The rain had stopped when we left the road at ten o'clock in the morning and we were ordered to occupy positions. We breathed again freely, for that exhausting retreat lasting for days had reduced us to a condition that was no longer bearable. So we began to dig ourselves in. We had not half finished digging our trenches when a hail of artillery projectiles was poured on us. Fortunately we lost but few men, but it was impossible to remain any longer, and we were immediately ordered to retreat. We marched on over country roads, and it was dark when we began to dig in again. We were in the neighborhood of Challerange quite near the village of Cerney-en-Dormois. It was very dark and a thick mist surrounded us. We soldiers had no knowledge of the whereabouts of the enemy. As quickly as possible we tried to deepen our trench, avoiding every unnecessary noise. Now and then we heard secret patrols of the enemy approach, only to disappear again immediately.
It was there we got our first reinforcements. They came up in the dark in long rows, all of them fresh troops and mostly men of the landwehr, large numbers of whom were still in blue uniforms. By their uniforms and equipment one could see that the men had been equipped and sent off in great haste. They had not yet heard the whistle of a bullet, and were anxiously inquiring whether the place was dangerous. They brought up numerous machine-guns and in a jiffy we had prepared everything for the defense.
We could not get to know where the French were supposed to be. The officers only told us to keep in our places. Our trench was thickly crowded with men, and provided with numerous machine-guns. We instructed the new arrivals in the way they would have to behave if an attack should be made, and told them to keep quite still and cool during the attack and aim accurately.
They were mostly married men that had been dragged from their occupations and had been landed right in our midst without understanding clearly what was happening to them. They had no idea where, in what part of the country they were, and they overwhelmed us with all sorts of questions. They were not acquainted with the handling of the new 98-rifle. They were provided with a remodeled rifle of the 88 pattern for which our ammunition could be used. Though no shots were fired the "new ones" anxiously avoided putting their heads above the edge of the trench. They provided us liberally with eatables and cigars.
It was getting light, and as yet we had not seen much of the enemy. Slowly the mist began to disappear, and now we observed the French occupying positions some hundred yards in front of us. They had made themselves new positions during the night exactly as we had done. Immediately firing became lively on both sides. Our opponent left his trench and attempted an attack, but our great mass of machine-guns literally mowed down his ranks. An infernal firing had set in, and the attack was beaten off after only a few steps had been made by the opposing troops. The French renewed their attack again and again, and when at noon we had beaten back eight assaults of that kind hundreds upon hundreds of dead Frenchmen were covering the ground between our trenches and theirs.
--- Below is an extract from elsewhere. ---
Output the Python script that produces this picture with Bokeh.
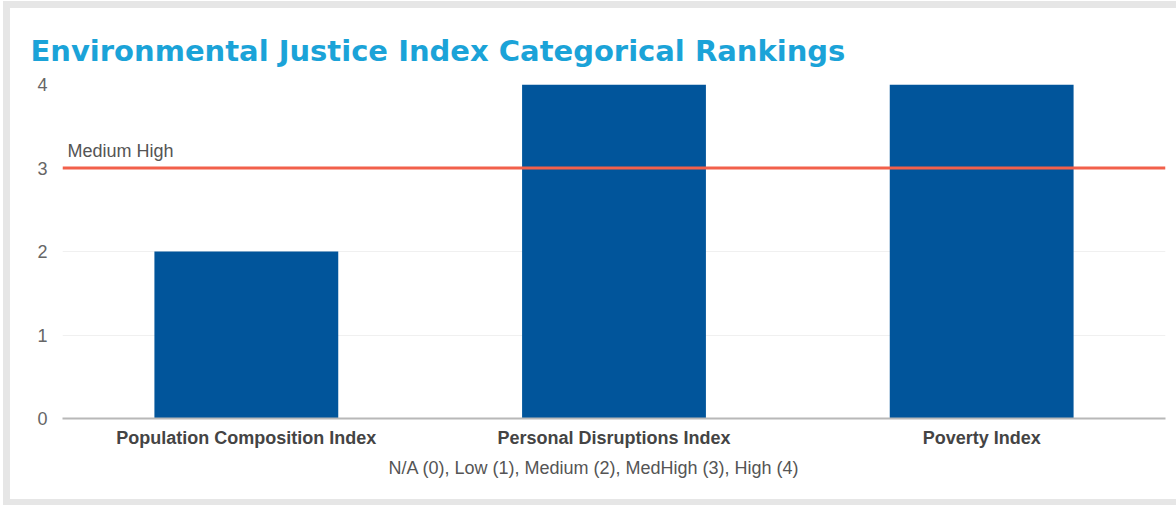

The enemy had come to the conclusion that it was impossible to break down our iron wall and stopped his attacks.
At that time we had no idea that this was to be the beginning of a murderous exhausting war of position, the beginning of a slow, systematic, and useless slaughter. For months and months we were to fight on in the same trench, without gaining or losing ground, sent forward again and again to murder like raving beasts and driven back again. Perhaps it was well that we did not know at that time that hundreds of thousands of men were to lose their lives in that senseless slaughter.
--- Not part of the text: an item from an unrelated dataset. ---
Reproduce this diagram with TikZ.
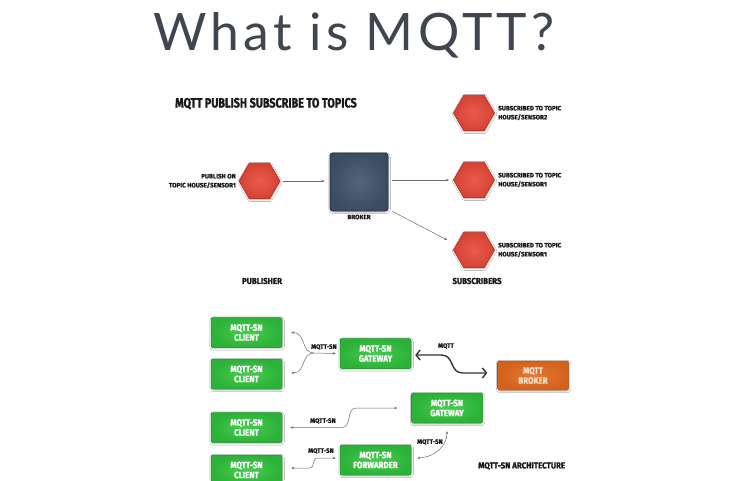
\documentclass[tikz,border=0pt]{standalone}
\usepackage{fontspec}
\usetikzlibrary{shapes.geometric,arrows.meta,calc,shadows.blur}
\newfontfamily\latofont[LetterSpace=8.3]{Lato}
\newfontfamily\condH[FakeStretch=0.8,FakeBold=1.2]{Fira Sans}
\newfontfamily\condM[FakeStretch=0.92,FakeBold=1.2]{Fira Sans}
\newfontfamily\condG[FakeStretch=0.86,FakeBold=1]{Fira Sans}
\newfontfamily\condT[FakeBold=1.2]{Fira Sans}
\definecolor{titlecol}{RGB}{64,70,80}
\definecolor{hexred}{RGB}{214,66,52}
\definecolor{hexlight}{RGB}{232,92,74}
\definecolor{hexborder}{RGB}{168,50,38}
\definecolor{brkdark}{RGB}{58,77,97}
\definecolor{brklight}{RGB}{82,101,122}
\definecolor{brkborder}{RGB}{36,47,60}
\definecolor{gfill}{RGB}{44,178,56}
\definecolor{glight}{RGB}{70,204,80}
\definecolor{gborder}{RGB}{32,140,42}
\definecolor{ofill}{RGB}{212,98,28}
\definecolor{olight}{RGB}{228,122,50}
\definecolor{oborder}{RGB}{168,76,18}
\definecolor{otext}{RGB}{250,222,200}
\definecolor{conngray}{RGB}{110,110,110}
\definecolor{labeltext}{RGB}{25,25,25}
\definecolor{darkarrow}{RGB}{45,55,62}
\begin{document}
\begin{tikzpicture}[x=1pt,y=-1pt,
  >={Stealth[length=3pt,width=2.6pt]},
  hexnode/.style={regular polygon, regular polygon sides=6, minimum size=41pt, inner sep=0pt,
    draw=hexborder, line width=0.6pt, inner color=hexlight, outer color=hexred,
    blur shadow={shadow xshift=0.6pt, shadow yshift=-1pt, shadow opacity=25, shadow blur steps=5}},
  brokerbox/.style={rectangle, rounded corners=3pt, minimum size=58pt, inner sep=0pt,
    draw=brkborder, line width=0.9pt, inner color=brklight, outer color=brkdark,
    blur shadow={shadow xshift=0.6pt, shadow yshift=-1pt, shadow opacity=30, shadow blur steps=5}},
  gbox/.style={rectangle, rounded corners=2pt, minimum width=71pt, minimum height=30pt, inner sep=0pt,
    draw=gborder, line width=0.5pt, inner color=glight, outer color=gfill, text=white, align=center,
    font=\condG\bfseries\fontsize{9.2}{10}\selectfont,
    blur shadow={shadow xshift=0.6pt, shadow yshift=-1pt, shadow opacity=25, shadow blur steps=5}},
  obox/.style={gbox, draw=oborder, inner color=olight, outer color=ofill, text=otext, minimum height=29pt},
  tiny/.style={font=\condT\bfseries\fontsize{6.3}{9}\selectfont, text=labeltext, inner sep=0pt},
  midlbl/.style={font=\condM\bfseries\fontsize{8.6}{9.5}\selectfont, text=labeltext, inner sep=0pt},
  headlbl/.style={font=\condH\bfseries\fontsize{13.5}{15}\selectfont, text=labeltext, inner sep=0pt},
  conn/.style={draw=conngray, line width=0.5pt},
  bigconn/.style={draw=darkarrow, line width=1.4pt,
    arrows={Straight Barb[length=4pt,width=10pt]-Straight Barb[length=4pt,width=10pt]}}
]
\useasboundingbox (0,0) rectangle (730,480);
\clip (0,0) rectangle (730,480);
\fill[white] (0,0) rectangle (730,480);

% title
\node[anchor=base west, inner sep=0pt, font=\latofont\fontsize{51.6}{60}\selectfont, text=titlecol]
  (title) at (153,50) {What is MQTT?};

% ---------- publish / subscribe ----------
\node[headlbl, anchor=base west] (head) at (175,107.5) {MQTT PUBLISH SUBSCRIBE TO TOPICS};

\node[hexnode] (pub) at (259.5,181) {};
\node[tiny, anchor=east, align=right] (publbl) at (236,181) {PUBLISH ON\\TOPIC HOUSE/SENSOR1};

\node[brokerbox] (brk) at (359,182) {};
\node[tiny] (brklbl) at (359,217) {BROKER};

\node[hexnode] (s1) at (474,113) {};
\node[hexnode] (s2) at (474,180) {};
\node[hexnode] (s3) at (474,250) {};
\node[tiny, anchor=west, align=left] (s1l) at (498,113) {SUBSCRIBED TO TOPIC\\HOUSE/SENSOR2};
\node[tiny, anchor=west, align=left] (s2l) at (498,180) {SUBSCRIBED TO TOPIC\\HOUSE/SENSOR1};
\node[tiny, anchor=west, align=left] (s3l) at (498,250) {SUBSCRIBED TO TOPIC\\HOUSE/SENSOR1};

\node[midlbl] (publisher) at (262,281) {PUBLISHER};
\node[midlbl] (subscribers) at (477,281) {SUBSCRIBERS};

\draw[conn,->,shorten <=3pt,shorten >=5pt] (pub.east) -- (pub.east -| brk.west);
\draw[conn,->,shorten <=4pt,shorten >=4pt] (brk.east |- s2.west) -- (s2.west);
\draw[conn,->] ($(brk.south east)+(4,0)$) -- ($(s3.west)+(-6,-10)$);

% ---------- MQTT-SN architecture ----------
\node[gbox] (c1) at (246.5,332.5) {MQTT-SN\\CLIENT};
\node[gbox] (c2) at (246.5,374) {MQTT-SN\\CLIENT};
\node[gbox] (c3) at (246.5,427.5) {MQTT-SN\\CLIENT};
\node[gbox] (c4) at (246.5,470) {MQTT-SN\\CLIENT};
\node[gbox] (g1) at (375.5,353.5) {MQTT-SN\\GATEWAY};
\node[gbox] (g2) at (447,408) {MQTT-SN\\GATEWAY};
\node[gbox] (fw) at (375.5,460) {MQTT-SN\\FORWARDER};
\node[obox] (mb) at (533,375.5) {MQTT\\BROKER};

\coordinate (J) at (314,353);
\draw[conn,<->] ($(c1.east)+(9,0)$) .. controls (306,332.5) and (301,353) .. (J) -- ($(g1.west)+(-4,0)$);
\draw[conn,<-] ($(c2.east)+(9,-1)$) .. controls (306,373) and (301,353) .. (J);
\node[tiny] (l1) at (324,347) {MQTT-SN};

\draw[bigconn] ($(g1.east)+(4,1.5)$) -- (441,355) .. controls (455,355) and (449,373) .. (463,373) -- ($(mb.west)+(-10,-2.5)$);
\node[tiny] (l2) at (446,346) {MQTT};

\draw[conn,<->] ($(c3.east)+(8,0)$) -- (342,427.5) .. controls (352,427.5) and (346,408) .. (356,408) -- ($(g2.west)+(-14,0)$);
\node[tiny] (l3) at (323,421) {MQTT-SN};

\draw[conn,<->] ($(c4.east)+(9,-2)$) -- (309,468) .. controls (316,468) and (311,458) .. (318,458) -- ($(fw.west)+(-4,-2)$);
\node[tiny] (l4) at (321,451) {MQTT-SN};

\draw[conn,<->] ($(fw.east)+(6,-2)$) .. controls (436,457) and (447,445) .. ($(g2.south)+(0,8)$);
\node[tiny] (l5) at (430,442) {MQTT-SN};

\node[midlbl, anchor=west] (arch) at (478,466) {MQTT-SN ARCHITECTURE};
\end{tikzpicture}
\end{document}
The wounded men between the trenches had to perish miserably. Nobody dared help them as the opposing side kept up their fire. They perished slowly, quite slowly. Their cries died away after long hours, one after the other. One man after the other had lain down to sleep, never to awake again. Some we could hear for days; night and day they begged and implored one to assist them, but nobody could help. Their cries became softer and softer until at last they died away—all suffering had ceased. There was no possibility of burying the dead. They remained where they fell for weeks. The bodies began to decompose and spread pestilential stenches, but nobody dared to come and bury the dead. If a Frenchman showed himself to look for a friend or a brother among the dead he was fired at from all directions. His life was dearer to him and he never tried again. We had exactly the same experience. The French tried the red cross flag. We laughed and shot it to pieces. The impulse to shoot down the "enemy" suppressed every feeling of humanity, and the "red cross" had lost its significance when raised by a Frenchman. Suspicion was nourished artificially, so that we thought the "enemy" was only abusing the flag; and that was why we wanted to shoot him and the flag to bits.
But we ourselves took the French for barbarians because they paid us back in kind and prevented us from removing our own wounded men to safety. The dead remained where they were, and when ten weeks later we were sent to another part of the front they were still there.
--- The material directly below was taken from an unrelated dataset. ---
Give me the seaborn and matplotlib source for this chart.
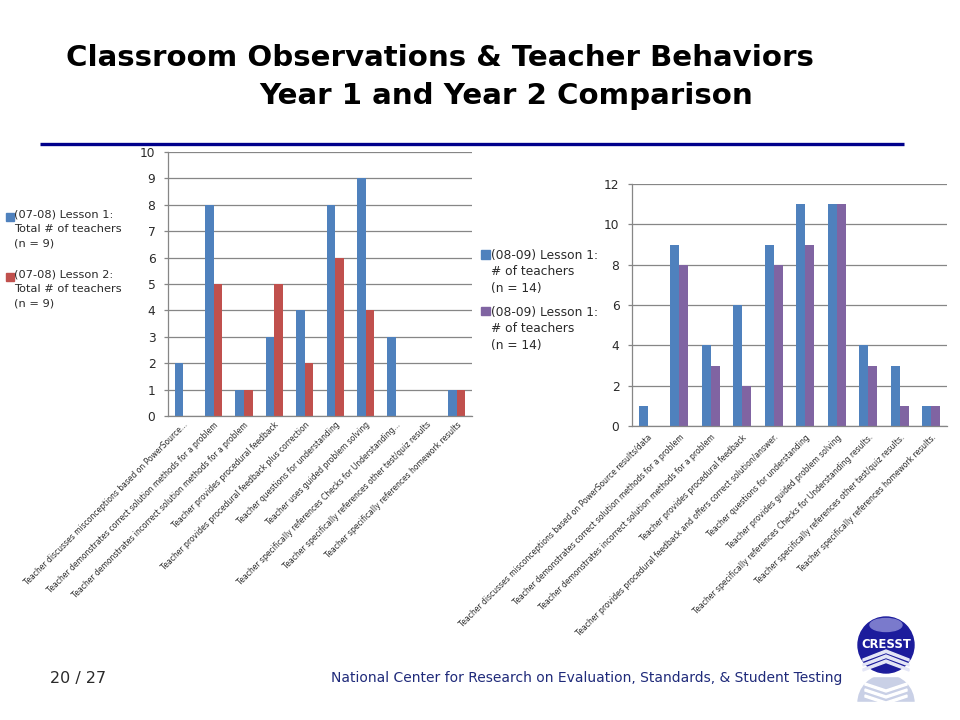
import matplotlib
matplotlib.use("Agg")
import matplotlib.pyplot as plt
import pandas as pd
import seaborn as sns
from matplotlib.patches import Ellipse, Polygon, Patch, Rectangle
from matplotlib.legend_handler import HandlerPatch
from matplotlib.lines import Line2D

sns.set_theme(style="white")
plt.rcParams['font.family'] = ['DejaVu Sans']

left_categories = [
    "Teacher discusses misconceptions based on PowerSource...",
    "Teacher demonstrates correct solution methods for a problem",
    "Teacher demonstrates incorrect solution methods for a problem",
    "Teacher provides procedural feedback",
    "Teacher provides procedural feedback plus correction",
    "Teacher questions for understanding",
    "Teacher uses guided problem solving",
    "Teacher specifically references Checks for Understanding...",
    "Teacher specifically references other test/quiz results",
    "Teacher specifically references homework results",
]
left_lesson1 = [2, 8, 1, 3, 4, 8, 9, 3, 0, 1]
left_lesson2 = [0, 5, 1, 5, 2, 6, 4, 0, 0, 1]
left_names = ["(07-08) Lesson 1:\nTotal # of teachers\n(n = 9)",
              "(07-08) Lesson 2:\nTotal # of teachers\n(n = 9)"]

right_categories = [
    "Teacher discusses misconceptions based on PowerSource results/data",
    "Teacher demonstrates correct solution methods for a problem",
    "Teacher demonstrates incorrect solution methods for a problem",
    "Teacher provides procedural feedback",
    "Teacher provides procedural feedback and offers correct solution/answer.",
    "Teacher questions for understanding",
    "Teacher provides guided problem solving",
    "Teacher specifically references Checks for Understanding results.",
    "Teacher specifically references other test/quiz results.",
    "Teacher specifically references homework results.",
]
right_lesson1 = [1, 9, 4, 6, 9, 11, 11, 4, 3, 1]
right_lesson2 = [0, 8, 3, 2, 8, 9, 11, 3, 1, 1]
right_names = ["(08-09) Lesson 1:\n# of teachers\n(n = 14)",
               "(08-09) Lesson 1:\n# of teachers\n(n = 14) "]

W, H = 960, 720
TEXT = "#2a2a2a"
fig = plt.figure(figsize=(9.6, 7.2), dpi=100, facecolor="white")


def axes_px(x0, x1, ytop, ybot):
    return fig.add_axes([x0 / W, 1 - ybot / H, (x1 - x0) / W, (ybot - ytop) / H])


def draw(ax, cats, a, b, names, colors, ymax, step, width, pad, xpad):
    df = pd.DataFrame({"cat": cats * 2, "val": a + b,
                       "series": [names[0]] * len(a) + [names[1]] * len(b)})
    sns.barplot(data=df, x="cat", y="val", hue="series", order=cats,
                hue_order=names, palette=colors, saturation=1, width=width,
                gap=0, ax=ax, legend=False, errorbar=None, linewidth=0)
    ax.set_xlim(-0.5, len(cats) - 0.5)
    ax.set_ylim(0, ymax)
    ax.set_yticks(range(0, ymax + 1, step))
    ax.set_xlabel("")
    ax.set_ylabel("")
    ax.yaxis.grid(True, color="#868686", lw=0.9)
    ax.set_axisbelow(True)
    for s in ("top", "right"):
        ax.spines[s].set_visible(False)
    for s in ("left", "bottom"):
        ax.spines[s].set_color("#868686")
        ax.spines[s].set_linewidth(0.9)
    ax.set_xticks([i - 0.5 for i in range(len(cats) + 1)], minor=True)
    ax.set_xticks(range(len(cats)))
    ax.set_xticklabels(cats, rotation=45, ha="right", rotation_mode="anchor",
                       fontsize=5.5, color=TEXT)
    ax.tick_params(axis="x", which="major", length=0, pad=xpad)
    ax.tick_params(axis="x", which="minor", length=3, color="#868686", width=0.9)
    ax.tick_params(axis="y", length=3, color="#868686", width=0.9,
                   labelsize=8.8, labelcolor=TEXT, left=True, pad=pad)


ax1 = axes_px(168, 472, 152, 416)
draw(ax1, left_categories, left_lesson1, left_lesson2, left_names,
     ["#4F81BD", "#C0504D"], 10, 1, 0.56, 6, 3)
ax2 = axes_px(632, 947, 184, 426)
draw(ax2, right_categories, right_lesson1, right_lesson2, right_names,
     ["#4F81BD", "#8064A2"], 12, 2, 0.56, 6, 5)


def square_at(offset):
    def make(legend, orig_handle, xdescent, ydescent, width, height, fontsize):
        side = fontsize * 0.72
        return Rectangle((-xdescent, -ydescent + fontsize * offset), side, side)
    return make


def legend(names, colors, x, ytop, size, spacing, linespacing, offset, textpad):
    handles = [Patch(color=c) for c in colors]
    leg = fig.legend(handles, names, loc="upper left",
                     bbox_to_anchor=(x / W, 1 - ytop / H), frameon=False,
                     fontsize=size, labelspacing=spacing, handletextpad=textpad,
                     borderpad=0, borderaxespad=0, handlelength=1.0,
                     labelcolor=TEXT,
                     handler_map={Patch: HandlerPatch(patch_func=square_at(offset))})
    for t in leg.get_texts():
        t.set_linespacing(linespacing)
    return leg


legend(left_names, ["#4F81BD", "#C0504D"], 6, 209, 8.2, 1.8, 1.6, 1.06, -0.3)
legend(right_names, ["#4F81BD", "#8064A2"], 481, 249, 8.8, 0.9, 1.34, 1.5, -0.2)

# Slide furniture
fig.text(66 / W, 1 - 58 / H, "Classroom Observations & Teacher Behaviors",
         fontsize=21.1, fontweight="bold", color="black", va="center", ha="left")
fig.text(259 / W, 1 - 96 / H, "Year 1 and Year 2 Comparison",
         fontsize=21.1, fontweight="bold", color="black", va="center", ha="left")
fig.add_artist(Line2D([40 / W, 904 / W], [1 - 144 / H, 1 - 144 / H],
                      color="#00008B", lw=2.4, solid_capstyle="butt"))
fig.text(50 / W, 1 - 678 / H, "20 / 27", fontsize=11.5, color=TEXT,
         va="center", ha="left")
fig.text(331 / W, 1 - 678 / H,
         "National Center for Research on Evaluation, Standards, & Student Testing",
         fontsize=10, color="#1F2A7A", va="center", ha="left")

# CRESST logo
logo = fig.add_axes([0, 0, 1, 1], facecolor="none", zorder=5)
logo.set_xlim(0, W)
logo.set_ylim(H, 0)
logo.axis("off")
logo.add_patch(Ellipse((886, 703), 56, 56, color="#C9D0E6"))
logo.add_patch(Rectangle((850, 702), 72, 18, color="white"))
logo.add_patch(Rectangle((850, 672), 72, 4, color="white"))
logo.add_patch(Ellipse((886, 645), 56, 56, color="#1C1C9C"))
logo.add_patch(Ellipse((886, 625), 32, 13, color="#7A7ACC"))
logo.text(886, 645, "CRESST", color="white", fontsize=8.4, fontweight="bold",
          ha="center", va="center")
for dy in (0, 5, 10):
    logo.add_patch(Polygon([[863, 659 + dy], [886, 650 + dy], [909, 659 + dy],
                            [909, 661 + dy], [886, 652.5 + dy], [863, 661 + dy]],
                           color="#E4E6F6"))
for dy in (0, 6, 12):
    logo.add_patch(Polygon([[865, 683 + dy], [886, 690 + dy], [907, 683 + dy],
                            [907, 685 + dy], [886, 692 + dy], [865, 685 + dy]],
                           color="white"))

fig.savefig("out.png", dpi=100)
We had been fortunate in beating back all attacks and had inflicted enormous losses upon the enemy without having ourselves lost many dead or wounded men. Under those circumstances no further attack was to be expected for the time being. So we employed all our strength to fortify our position as strongly as possible. Half of the men remained in their places, and the other half made the trenches wider and deeper. But both sides maintained a continuous lively fire. The losses we suffered that day were not especially large, but most of the men who were hit were struck in the head, for the rest of the body was protected by the trench.